The World Congress and the Diplomatic Victory is another problem, as they don't make sense and are clunky. On paper, it is: "the Civilization that agreed to apply the same resolution or doing the most "effort" on emergency is more likely to be seen more fitting for being World Leader". Yet... World leadership is more an economical domination with the ability to assert their view with an army. That is how England then USA and probably China soon was, is and will be seen as dominant. In a sense, Civilization V where the victory was around how much money you could throw at City-States was more thematic than being "right" on several vote, even if Diplomatic Favor represent well the "Influence" a civilization can have, so that a Civilization can push a policy against most people will... yet those policies are decided randomly.

To answer the question, befriending or making alliance is not too difficult if you aim for them when you meet them. Except if the bad impression is -12, as long a Delegation is sent and Open Borders are shared, there is high chance to have a Friend for the whole game. Sometime it takes more effort, so giving 200 Gold for a +10 modifier to "favorable trade" tend to do the trick.
If is more that once a Civilization is friendly, it is friendly for the whole game, but once a fow, forever a fow as well (sure it can sometimes be reversible, but not that's the spirit).
 
My two cents:

I don't mind agendas as they add a bit of flavour to each leader. I do think though that the modifier is too high and I personally would like to see a +/- 1 or 2 points difference to a civs opinion rather than 6 or even 10.

The biggest problem for me, as other people have mentioned, is that once you become friends with an AI they will be friends/allies for the rest of the game. As long as you remember to renew friendships on the turn they expire, the AI very very rarely reject it (and will pretty much accept on the next turn). Even if you wrack up grievances left right and center, or have tonnes of negative modifiers.

You can only really screw up if you forget to renew and leave it for 5-6 turns. I'm not sure what the fix is. What I'd like is for AI to have the potential to turn on you as the game progresses.
 
My main complaint is that AI have no real behavior.
This sums it all up. AI has no purpose, plan or aim. They all play the same, every and each one of them, in the same, erratic, clueless way, they just have different bonuses for different yields, but that's it. And that is quite a difficult state of affairs to build a diplomatic system on.

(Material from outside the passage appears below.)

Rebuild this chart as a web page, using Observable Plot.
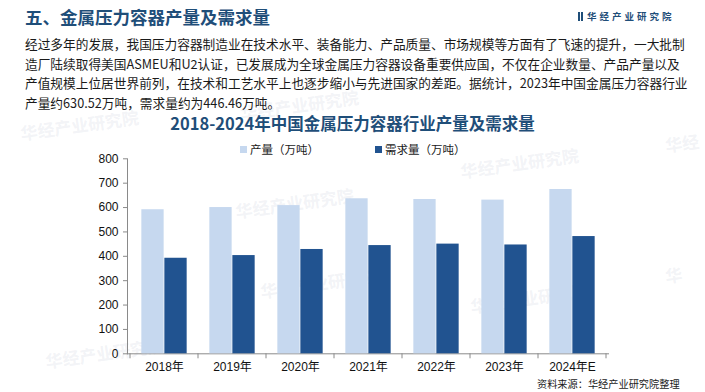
<!DOCTYPE html>
<html>
<head>
<meta charset="utf-8">
<script src="https://cdn.jsdelivr.net/npm/d3@7"></script>
<script src="https://cdn.jsdelivr.net/npm/@observablehq/plot@0.6"></script>
<style>
  html, body { margin: 0; padding: 0; background: #fff; }
  #page { position: relative; width: 705px; height: 392px; overflow: hidden; background: #fff;
    font-family: "Noto Sans CJK SC", "Noto Sans", sans-serif; }
  .abs { position: absolute; white-space: nowrap; }
  #header { left: 25px; top: 4px; font-size: 17.5px; font-weight: bold; color: #1f4e79; line-height: 26px; }
  #logo { left: 578px; top: 9px; font-size: 9.5px; color: #1f4e79; letter-spacing: 3px; line-height: 14px; font-weight: bold; }
  #logo .ic { display: inline-block; width: 2px; height: 9px; background: #1f4e79; margin-right: 1px; vertical-align: -1px; }
  #para { left: 25px; top: 34px; font-size: 12.7px; color: #1a1a1a; line-height: 19.6px; }
  #ctitle { left: 0; width: 705px; top: 111px; text-align: center; font-size: 16.5px; font-weight: bold; color: #1f4e79; line-height: 24px; }
  #legend { left: 0; top: 141px; font-size: 11.5px; color: #1a1a1a; line-height: 16px; }
  .sw { position: absolute; width: 7px; height: 7px; top: 5px; }
  #source { left: 537px; top: 377px; font-size: 10.2px; color: #1a1a1a; line-height: 14px; }
  #chart { position: absolute; left: 0; top: 140px; }
  .wm { position: absolute; white-space: nowrap; color: rgba(180,190,205,0.18); font-weight: bold; font-size: 17px; transform: rotate(-8deg); }
</style>
</head>
<body>
<div id="page">
  <div class="wm" style="left:20px;top:112px;">华经产业研究院</div>
  <div class="wm" style="left:240px;top:92px;">华经产业研究院</div>
  <div class="wm" style="left:235px;top:190px;">华经产业研究院</div>
  <div class="wm" style="left:45px;top:340px;">华经产业研究院</div>
  <div class="wm" style="left:260px;top:270px;">华经产业研究院</div>
  <div class="wm" style="left:470px;top:285px;">华经产业研究院</div>
  <div class="wm" style="left:460px;top:150px;">华经产业研究院</div>
  <div class="wm" style="left:665px;top:130px;">华经</div>
  <div class="wm" style="left:665px;top:262px;">华</div>
  <div id="chart"></div>
  <div id="header" class="abs">五、金属压力容器产量及需求量</div>
  <div id="logo" class="abs"><span class="ic"></span><span class="ic" style="margin-right:4px"></span>华经产业研究院</div>
  <div id="para" class="abs">
    <div>经过多年的发展，我国压力容器制造业在技术水平、装备能力、产品质量、市场规模等方面有了飞速的提升，一大批制</div>
    <div>造厂陆续取得美国ASMEU和U2认证，已发展成为全球金属压力容器设备重要供应国，不仅在企业数量、产品产量以及</div>
    <div>产值规模上位居世界前列，在技术和工艺水平上也逐步缩小与先进国家的差距。据统计，2023年中国金属压力容器行业</div>
    <div>产量约630.52万吨，需求量约为446.46万吨。</div>
  </div>
  <div id="ctitle" class="abs">2018-2024年中国金属压力容器行业产量及需求量</div>
  <div id="legend" class="abs"></div>
  <div id="source" class="abs">资料来源：华经产业研究院整理</div>
</div>
<script>
const years = ["2018年", "2019年", "2020年", "2021年", "2022年", "2023年", "2024年E"];
const production = [591, 600, 608, 636, 633, 630.52, 674];
const demand = [392, 403, 428, 444, 450, 446.46, 481];
const seriesNames = ["产量（万吨）", "需求量（万吨）"];
const seriesColors = ["#c6d8ef", "#215390"];
const yTicks = [0, 100, 200, 300, 400, 500, 600, 700, 800];

const prodData = years.map((y, i) => ({year: y, value: production[i]}));
const demData = years.map((y, i) => ({year: y, value: demand[i]}));

const W = 705, H = 240;
const ml = 127, mr = 97, mt = 18.3, mb = 26.7;
const bandW = (W - ml - mr) / years.length;
const gap = bandW * 0.165;
const barW = (bandW - 2 * gap) / 2;

const chart = Plot.plot({
  width: W,
  height: H,
  marginLeft: ml,
  marginRight: mr,
  marginTop: mt,
  marginBottom: mb,
  style: {fontFamily: '"Liberation Sans", Arial, "Noto Sans CJK SC", sans-serif', fontSize: "12px", color: "#111", background: "transparent"},
  x: {domain: years, padding: 0, label: null, tickSize: 0, tickPadding: 9, line: true},
  y: {domain: [0, 800], ticks: yTicks, tickSize: 4, tickPadding: 5, label: null, line: true},
  marks: [
    Plot.barY(prodData, {x: "year", y: "value", fill: seriesColors[0], insetLeft: gap, insetRight: gap + barW}),
    Plot.barY(demData, {x: "year", y: "value", fill: seriesColors[1], insetLeft: gap + barW, insetRight: gap})
  ]
});

// axis colours
d3.select(chart).selectAll("[aria-label='x-axis tick'], [aria-label='y-axis tick'], [aria-label='x-axis line'], [aria-label='y-axis line'], path, line")
  .filter(function(){ return !this.closest("[aria-label='bar']"); })
  .attr("stroke", "#8a8a8a");

// boundary ticks on x axis, placed via the library's x scale
const xs = chart.scale("x");
const ysc = chart.scale("y");
const y0 = ysc.apply(0);
const bounds = years.map(y => xs.apply(y)).concat([xs.apply(years[years.length - 1]) + xs.bandwidth]);
const g = d3.select(chart).append("g").attr("stroke", "#8a8a8a");
bounds.forEach(bx => {
  g.append("line").attr("x1", bx).attr("x2", bx).attr("y1", y0).attr("y2", y0 + 5);
});

document.getElementById("chart").appendChild(chart);

// legend
const lg = document.getElementById("legend");
const legendPos = [240, 375];
seriesNames.forEach((n, i) => {
  const sw = document.createElement("div");
  sw.className = "sw";
  sw.style.left = legendPos[i] + "px";
  sw.style.background = seriesColors[i];
  lg.appendChild(sw);
  const t = document.createElement("div");
  t.className = "abs";
  t.style.left = (legendPos[i] + 10) + "px";
  t.style.top = "0px";
  t.textContent = n;
  lg.appendChild(t);
});
</script>
</body>
</html>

The biggest problem for me, as other people have mentioned, is that once you become friends with an AI they will be friends/allies for the rest of the game. As long as you remember to renew friendships on the turn they expire, the AI very very rarely reject it (and will pretty much accept on the next turn). Even if you wrack up grievances left right and center, or have tonnes of negative modifiers.
Yes, and I'm already tired enough to repeat this. Declarations of Friendship as they are in Civ VI are the end to all diplomacy. Agendas and DoFs just kill it on the spot, very early in the game and for good. AI becomes nothing more to the player than a bugged ATM to milk and exploit.

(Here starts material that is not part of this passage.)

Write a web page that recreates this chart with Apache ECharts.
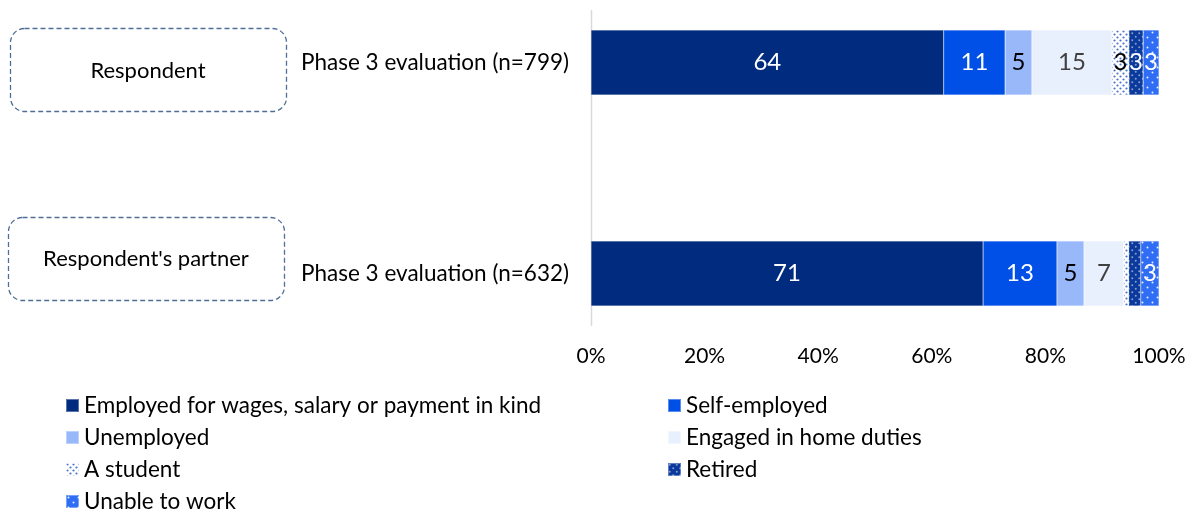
<!DOCTYPE html>
<html><head><meta charset="utf-8">
<script src="https://cdn.jsdelivr.net/npm/echarts@6/dist/echarts.min.js"></script>
<style>html,body{margin:0;padding:0;background:#fff}#c{width:1190px;height:511px}</style>
</head><body><div id="c"></div>
<script>
const categories = ['Phase 3 evaluation (n=799)', 'Phase 3 evaluation (n=632)'];
const groupLabels = ['Respondent', "Respondent's partner"];
const seriesNames = ['Employed for wages, salary or payment in kind', 'Self-employed', 'Unemployed', 'Engaged in home duties', 'A student', 'Retired', 'Unable to work'];
const employed = [64.4, 71.1];
const selfEmployed = [11.2, 13.4];
const unemployed = [4.9, 4.9];
const homeDuties = [14.6, 7.2];
const student = [3.1, 0.9];
const retired = [2.6, 2.2];
const unableToWork = [2.9, 3.3];
const tickLabels = ['0%', '20%', '40%', '60%', '80%', '100%'];

const FONT = 'Lato';
function pattern(bg, dot, step, r, stagger) {
  const c = document.createElement('canvas');
  c.width = step; c.height = step;
  const g = c.getContext('2d');
  g.fillStyle = bg; g.fillRect(0, 0, step, step);
  g.fillStyle = dot;
  g.beginPath(); g.arc(step * 0.25, step * 0.25, r, 0, Math.PI * 2); g.fill();
  if (stagger) { g.beginPath(); g.arc(step * 0.75, step * 0.75, r, 0, Math.PI * 2); g.fill(); }
  return { image: c, repeat: 'repeat' };
}
const colors = [
  '#002B7F',
  '#0050E8',
  '#98B8FA',
  '#E9F0FD',
  pattern('#FFFFFF', '#4A74C9', 6, 1.1, true),
  pattern('#0A3A9E', '#8C9CC0', 7, 1.0, true),
  pattern('#2F6DF4', '#E6EEFF', 10, 1.0, true)
];
const labelColors = ['#FFFFFF', '#FFFFFF', '#000000', '#404040', '#000000', '#FFFFFF', '#FFFFFF'];
const raw = [employed, selfEmployed, unemployed, homeDuties, student, retired, unableToWork];
const totals = categories.map((_, i) => raw.reduce((s, a) => s + a[i], 0));

const series = raw.map((arr, k) => ({
  name: seriesNames[k],
  type: 'bar',
  stack: 'all',
  barWidth: 65,
  data: arr.map((v, i) => ({ value: v / totals[i] * 100, raw: v })),
  itemStyle: { color: colors[k], borderColor: 'rgba(255,255,255,0.35)', borderWidth: 0.5 },
  label: {
    show: true,
    position: 'inside',
    fontFamily: FONT,
    fontSize: 24,
    color: labelColors[k],
    formatter: p => (Math.round(p.data.raw) >= 3 ? String(Math.round(p.data.raw)) : '')
  },
  emphasis: { disabled: true }
}));

// legend layout: [series index, column, row]
const legendSlots = [[0, 0, 0], [1, 1, 0], [2, 0, 1], [3, 1, 1], [4, 0, 2], [5, 1, 2], [6, 0, 3]];
const legends = legendSlots.map(([k, col, row]) => ({
  data: [seriesNames[k]],
  left: col === 0 ? 65 : 667,
  top: 394 + row * 32,
  padding: 0,
  itemWidth: 13, itemHeight: 13,
  icon: 'rect',
  textStyle: { fontFamily: FONT, fontSize: 22.5, color: '#000', padding: [0, 0, 0, 0] },
  selectedMode: false
}));

const chart = echarts.init(document.getElementById('c'), null, { renderer: 'canvas' });
chart.setOption({
  animation: false,
  grid: { left: 591, right: 31, top: -43, bottom: 132, outerBoundsMode: 'none', containLabel: false },
  xAxis: {
    type: 'value', min: 0, max: 100, interval: 20, offset: -33,
    axisLine: { show: false }, axisTick: { show: false }, splitLine: { show: false },
    axisLabel: { fontFamily: FONT, fontSize: 21, color: '#000', margin: 0,
      formatter: v => tickLabels[Math.round(v / 20)] }
  },
  yAxis: {
    type: 'category', data: categories, inverse: true,
    axisLine: { show: false },
    axisTick: { show: false },
    axisLabel: { fontFamily: FONT, fontSize: 22.5, color: '#000', margin: 22 }
  },
  legend: legends,
  graphic: [
    { type: 'line', shape: { x1: 591.5, y1: 10, x2: 591.5, y2: 326 },
      style: { stroke: '#D9D9D9', lineWidth: 1.5 } },
    { type: 'rect', shape: { x: 10.5, y: 28.5, width: 276, height: 83, r: 14 },
      style: { fill: 'none', stroke: '#4F6F99', lineWidth: 1.3, lineDash: [5, 3] } },
    { type: 'text', x: 148, y: 71, style: { text: groupLabels[0], fontFamily: FONT, fontSize: 22, fill: '#000', align: 'center', verticalAlign: 'middle' } },
    { type: 'rect', shape: { x: 8.5, y: 217.5, width: 276, height: 83, r: 14 },
      style: { fill: 'none', stroke: '#4F6F99', lineWidth: 1.3, lineDash: [5, 3] } },
    { type: 'text', x: 146, y: 259, style: { text: groupLabels[1], fontFamily: FONT, fontSize: 22, fill: '#000', align: 'center', verticalAlign: 'middle' } }
  ],
  series: series
});
</script></body></html>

I will maintain that the best diplomacy in the franchise wasis in Civ IV. I'd say, AI leaders have more personality with traits and behavior modifiers in IV than here, with those rigid agendas and fixed yield bonuses. In IV, your actions translate into diplomatic modifiers which decide in what diplomatic stance you find yourself at the current turn. Only pleased or even only friendly stance guarantees peace, but you can drop out of that stance in a blink of an eye. You must be aware of what is happening in the world and make an active effort to be in the right camp. Religion plays a huge role early on, but later it loses diplomatic weight and shifts it in into the cultural sphere, very elegant. Religious alliances are gradually replaced by vassal system. All the time, something loses importance, something else gains it, in the place of the former. It brings some dynamism. The whole dioplomatic situation in the world can turn around on the dime within a turn. But in VI the diplomatic system just promotes stagnation and rigidity.

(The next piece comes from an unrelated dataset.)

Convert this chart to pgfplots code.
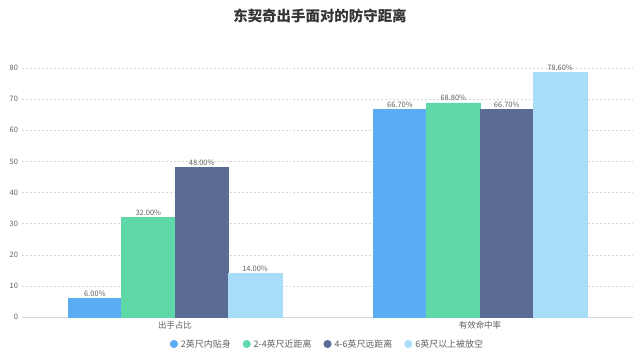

If only the leaders' agendas were something like policy trees in V, developing, evolving and branching out with each passing era. Then there would be some possibility of variety from game to game. Start from small, Harald, just with an ambition to settle next to some water: river, lake or sea in the Ancient era, and like or dislike people who do the same or don't. Come Classical, choose your doctrines: will you put faith into brute mass of melee naval force or use speed and distance of the ranged ones more? In Medieval will you keep coastal going force, where it is safer, or will you venture off the shore, where some of your ships may never come back? Yes, that can get really complicated really fast. So I think traits from IV are better for simplicity sake :)

In VI, with the current system, I don't really know what it is possible to change with mods. Can you ditch the unbreakablility of the DoFs and alliances? DF is an interesting concept and, I think, it is wasted on being merely a trading commodity for gold, on top of voting where it is not so much needed, given the current voting patterns. And the World Congress with the current voting patterns is quite a tragedy as well. Can it be coded that civs could use DF to decide which issues are put on the agenda of the next session? A combination of the same DF and total number of pops in a civ to decide the number of votes that each civ could cast? And the whole WC thing not happening automatically, but rather formed for a (DF or gold) price by some civ, for a certain privilege, perhaps? Membership costing some entrance fee but giving some benefits in return? Resolutions could be breached, defied or violated, balancing risk and reward? DV points not from voting with the crowd and from some silly wonders, but from something cumulative, such as the size of the economy, trade routes number, attracted GPs number, military power, number of liberated cities - CS and AI cities alike, religious and cultural influence, something like that. Diplomatic win could be a bit from every other victory condition, not quite enough to win a separate one in that particular sphere, but taken cumulatively it should be enough to confirm that you dominate the world stage.
 
I'd like the agendas more if they had some sort of falloff relating to distance, or paid more attention to geography. Chandragupta's agenda actually ticks those boxes perfectly.
One thing I really dislike is how the AI mysteriously knows about cities you've razed before you even meet them for the first time. Friendly meeting followed by denouncement next turn is a bit of a head scratcher. They also know the intricacies of your city layouts, infrastructure, gold per turn, science advances. All things that YOU (puny human player) require a spy or scout to discover.
On the whole I think the agendas are a mixed bag. They add colour and flavour to the various leaders, but quite often they're more of a hassle to satisfy than they should be.

Also, how come they get an agenda or two and I don't?